> Data lines:

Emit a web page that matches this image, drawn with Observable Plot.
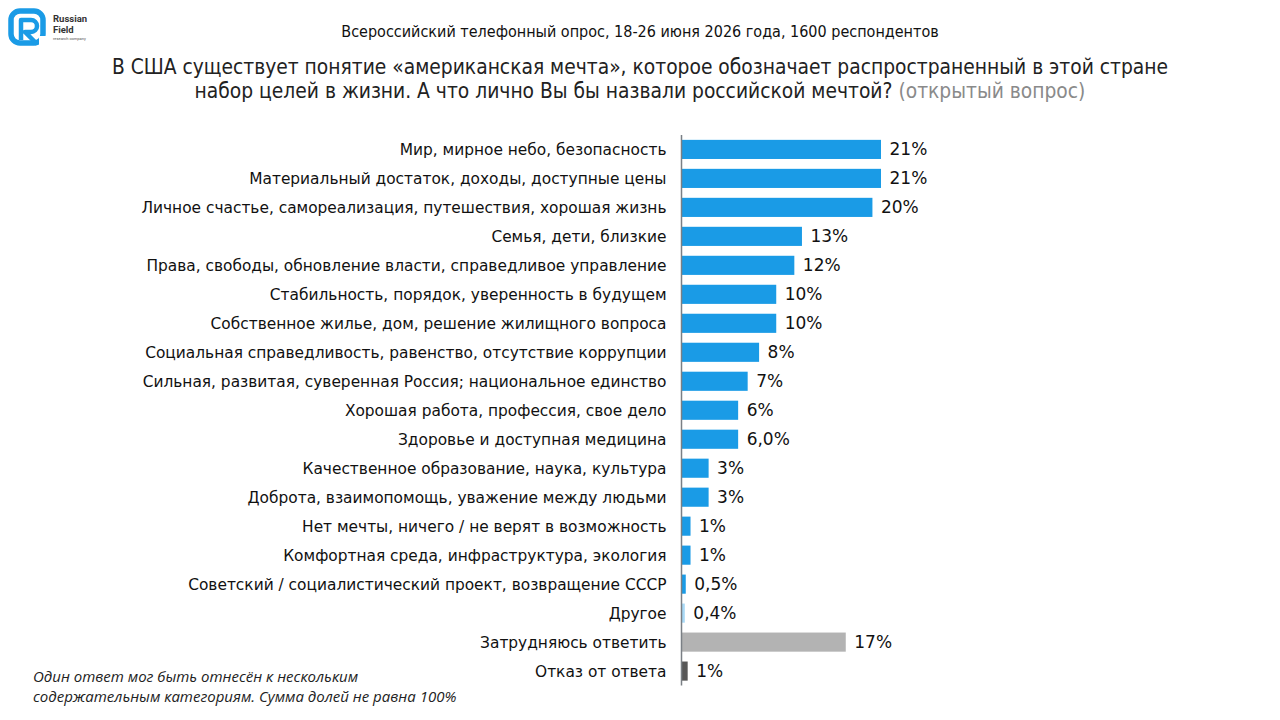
<!DOCTYPE html>
<html><head><meta charset="utf-8">
<script src="https://cdn.jsdelivr.net/npm/d3@7"></script>
<script src="https://cdn.jsdelivr.net/npm/@observablehq/plot@0.6"></script>
<style>
html,body{margin:0;padding:0;background:#fff;width:1280px;height:720px;overflow:hidden;position:relative}
.abs{position:absolute}
#sub{left:0;width:1280px;top:22px;text-align:center;font-family:"DejaVu Sans Condensed","DejaVu Sans";font-size:16px;color:#111}
#title{left:0;width:1280px;top:55px;text-align:center;font-family:"DejaVu Sans Condensed","DejaVu Sans";font-size:20.8px;line-height:24px;color:#222}
#title .g{color:#8a8a8a}
#note{left:33px;top:666px;font-family:"Open Sans";font-style:italic;font-size:15px;line-height:20px;color:#222}
#chart{left:0;top:0}
#logo{left:6px;top:6px}
</style></head>
<body>
<div id="chart" class="abs"></div>
<svg id="logo" class="abs" width="110" height="44" viewBox="0 0 110 44">
  <rect x="5" y="5" width="32" height="32" rx="9" fill="none" stroke="#1a9be6" stroke-width="5.5"/>
  <rect x="33" y="30" width="9" height="9" fill="#fff"/>
  <path d="M15 34 V14 H25 a6 6 0 0 1 0 12 H19 L31 38" fill="none" stroke="#1a9be6" stroke-width="4.5" stroke-linejoin="round"/>
  <text x="47" y="16" font-family="Roboto" font-weight="700" font-size="9.5" fill="#333">Russian</text>
  <text x="47" y="27" font-family="Roboto" font-weight="700" font-size="9.5" fill="#333">Field</text>
  <text x="47" y="34" font-family="Roboto" font-size="4" fill="#555">research company</text>
</svg>
<div id="sub" class="abs">Всероссийский телефонный опрос, 18-26 июня 2026 года, 1600 респондентов</div>
<div id="title" class="abs">В США существует понятие «американская мечта», которое обозначает распространенный в этой стране<br>набор целей в жизни. А что лично Вы бы назвали российской мечтой? <span class="g">(открытый вопрос)</span></div>
<div id="note" class="abs">Один ответ мог быть отнесён к нескольким<br>содержательным категориям. Сумма долей не равна 100%</div>
<script>
const categories = [
  "Мир, мирное небо, безопасность",
  "Материальный достаток, доходы, доступные цены",
  "Личное счастье, самореализация, путешествия, хорошая жизнь",
  "Семья, дети, близкие",
  "Права, свободы, обновление власти, справедливое управление",
  "Стабильность, порядок, уверенность в будущем",
  "Собственное жилье, дом, решение жилищного вопроса",
  "Социальная справедливость, равенство, отсутствие коррупции",
  "Сильная, развитая, суверенная Россия; национальное единство",
  "Хорошая работа, профессия, свое дело",
  "Здоровье и доступная медицина",
  "Качественное образование, наука, культура",
  "Доброта, взаимопомощь, уважение между людьми",
  "Нет мечты, ничего / не верят в возможность",
  "Комфортная среда, инфраструктура, экология",
  "Советский / социалистический проект, возвращение СССР",
  "Другое",
  "Затрудняюсь ответить",
  "Отказ от ответа"
];
const values = [21, 21, 20.1, 12.7, 11.9, 10, 10, 8.2, 7, 6, 6, 2.9, 2.9, 1, 1, 0.5, 0.4, 17.3, 0.7];
const valueLabels = ["21%","21%","20%","13%","12%","10%","10%","8%","7%","6%","6,0%","3%","3%","1%","1%","0,5%","0,4%","17%","1%"];
const groups = ["main","main","main","main","main","main","main","main","main","main","main","main","main","main","main","main","other","dk","refuse"];

const data = categories.map((c, i) => ({cat: c, v: values[i], lab: valueLabels[i], g: groups[i]}));

const chart = Plot.plot({
  width: 1280,
  height: 720,
  marginLeft: 681,
  marginRight: 399,
  marginTop: 130,
  marginBottom: 29.5,
  style: {fontFamily: "DejaVu Sans", background: "transparent"},
  x: {domain: [0, 21], axis: null},
  y: {domain: categories, padding: 0.34, round: false, label: null, axis: null},
  color: {domain: ["main","other","dk","refuse"], range: ["#1a9be6","#a9d9f6","#b3b3b3","#575757"]},
  marks: [
    Plot.barX(data, {y: "cat", x: "v", fill: "g"}),
    Plot.ruleX([0], {stroke: "#7a7f85", strokeWidth: 1.5, insetTop: 5, insetBottom: 5}),
    Plot.text(data, {y: "cat", x: "v", text: "lab", textAnchor: "start", dx: 8, fontSize: 17, fill: "#111"}),
    Plot.axisY({tickSize: 0, tickPadding: 15, fontSize: 15.4, fill: "#111", label: null, tickFormat: d => d})
  ]
});
document.getElementById("chart").appendChild(chart);
</script>
</body></html>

> What to work on:
Output the lines above in full and exactly as given, omitting any pictures.

> Complete answer:
Emit a web page that matches this image, drawn with Observable Plot.
<!DOCTYPE html>
<html><head><meta charset="utf-8">
<script src="https://cdn.jsdelivr.net/npm/d3@7"></script>
<script src="https://cdn.jsdelivr.net/npm/@observablehq/plot@0.6"></script>
<style>
html,body{margin:0;padding:0;background:#fff;width:1280px;height:720px;overflow:hidden;position:relative}
.abs{position:absolute}
#sub{left:0;width:1280px;top:22px;text-align:center;font-family:"DejaVu Sans Condensed","DejaVu Sans";font-size:16px;color:#111}
#title{left:0;width:1280px;top:55px;text-align:center;font-family:"DejaVu Sans Condensed","DejaVu Sans";font-size:20.8px;line-height:24px;color:#222}
#title .g{color:#8a8a8a}
#note{left:33px;top:666px;font-family:"Open Sans";font-style:italic;font-size:15px;line-height:20px;color:#222}
#chart{left:0;top:0}
#logo{left:6px;top:6px}
</style></head>
<body>
<div id="chart" class="abs"></div>
<svg id="logo" class="abs" width="110" height="44" viewBox="0 0 110 44">
  <rect x="5" y="5" width="32" height="32" rx="9" fill="none" stroke="#1a9be6" stroke-width="5.5"/>
  <rect x="33" y="30" width="9" height="9" fill="#fff"/>
  <path d="M15 34 V14 H25 a6 6 0 0 1 0 12 H19 L31 38" fill="none" stroke="#1a9be6" stroke-width="4.5" stroke-linejoin="round"/>
  <text x="47" y="16" font-family="Roboto" font-weight="700" font-size="9.5" fill="#333">Russian</text>
  <text x="47" y="27" font-family="Roboto" font-weight="700" font-size="9.5" fill="#333">Field</text>
  <text x="47" y="34" font-family="Roboto" font-size="4" fill="#555">research company</text>
</svg>
<div id="sub" class="abs">Всероссийский телефонный опрос, 18-26 июня 2026 года, 1600 респондентов</div>
<div id="title" class="abs">В США существует понятие «американская мечта», которое обозначает распространенный в этой стране<br>набор целей в жизни. А что лично Вы бы назвали российской мечтой? <span class="g">(открытый вопрос)</span></div>
<div id="note" class="abs">Один ответ мог быть отнесён к нескольким<br>содержательным категориям. Сумма долей не равна 100%</div>
<script>
const categories = [
  "Мир, мирное небо, безопасность",
  "Материальный достаток, доходы, доступные цены",
  "Личное счастье, самореализация, путешествия, хорошая жизнь",
  "Семья, дети, близкие",
  "Права, свободы, обновление власти, справедливое управление",
  "Стабильность, порядок, уверенность в будущем",
  "Собственное жилье, дом, решение жилищного вопроса",
  "Социальная справедливость, равенство, отсутствие коррупции",
  "Сильная, развитая, суверенная Россия; национальное единство",
  "Хорошая работа, профессия, свое дело",
  "Здоровье и доступная медицина",
  "Качественное образование, наука, культура",
  "Доброта, взаимопомощь, уважение между людьми",
  "Нет мечты, ничего / не верят в возможность",
  "Комфортная среда, инфраструктура, экология",
  "Советский / социалистический проект, возвращение СССР",
  "Другое",
  "Затрудняюсь ответить",
  "Отказ от ответа"
];
const values = [21, 21, 20.1, 12.7, 11.9, 10, 10, 8.2, 7, 6, 6, 2.9, 2.9, 1, 1, 0.5, 0.4, 17.3, 0.7];
const valueLabels = ["21%","21%","20%","13%","12%","10%","10%","8%","7%","6%","6,0%","3%","3%","1%","1%","0,5%","0,4%","17%","1%"];
const groups = ["main","main","main","main","main","main","main","main","main","main","main","main","main","main","main","main","other","dk","refuse"];

const data = categories.map((c, i) => ({cat: c, v: values[i], lab: valueLabels[i], g: groups[i]}));

const chart = Plot.plot({
  width: 1280,
  height: 720,
  marginLeft: 681,
  marginRight: 399,
  marginTop: 130,
  marginBottom: 29.5,
  style: {fontFamily: "DejaVu Sans", background: "transparent"},
  x: {domain: [0, 21], axis: null},
  y: {domain: categories, padding: 0.34, round: false, label: null, axis: null},
  color: {domain: ["main","other","dk","refuse"], range: ["#1a9be6","#a9d9f6","#b3b3b3","#575757"]},
  marks: [
    Plot.barX(data, {y: "cat", x: "v", fill: "g"}),
    Plot.ruleX([0], {stroke: "#7a7f85", strokeWidth: 1.5, insetTop: 5, insetBottom: 5}),
    Plot.text(data, {y: "cat", x: "v", text: "lab", textAnchor: "start", dx: 8, fontSize: 17, fill: "#111"}),
    Plot.axisY({tickSize: 0, tickPadding: 15, fontSize: 15.4, fill: "#111", label: null, tickFormat: d => d})
  ]
});
document.getElementById("chart").appendChild(chart);
</script>
</body></html>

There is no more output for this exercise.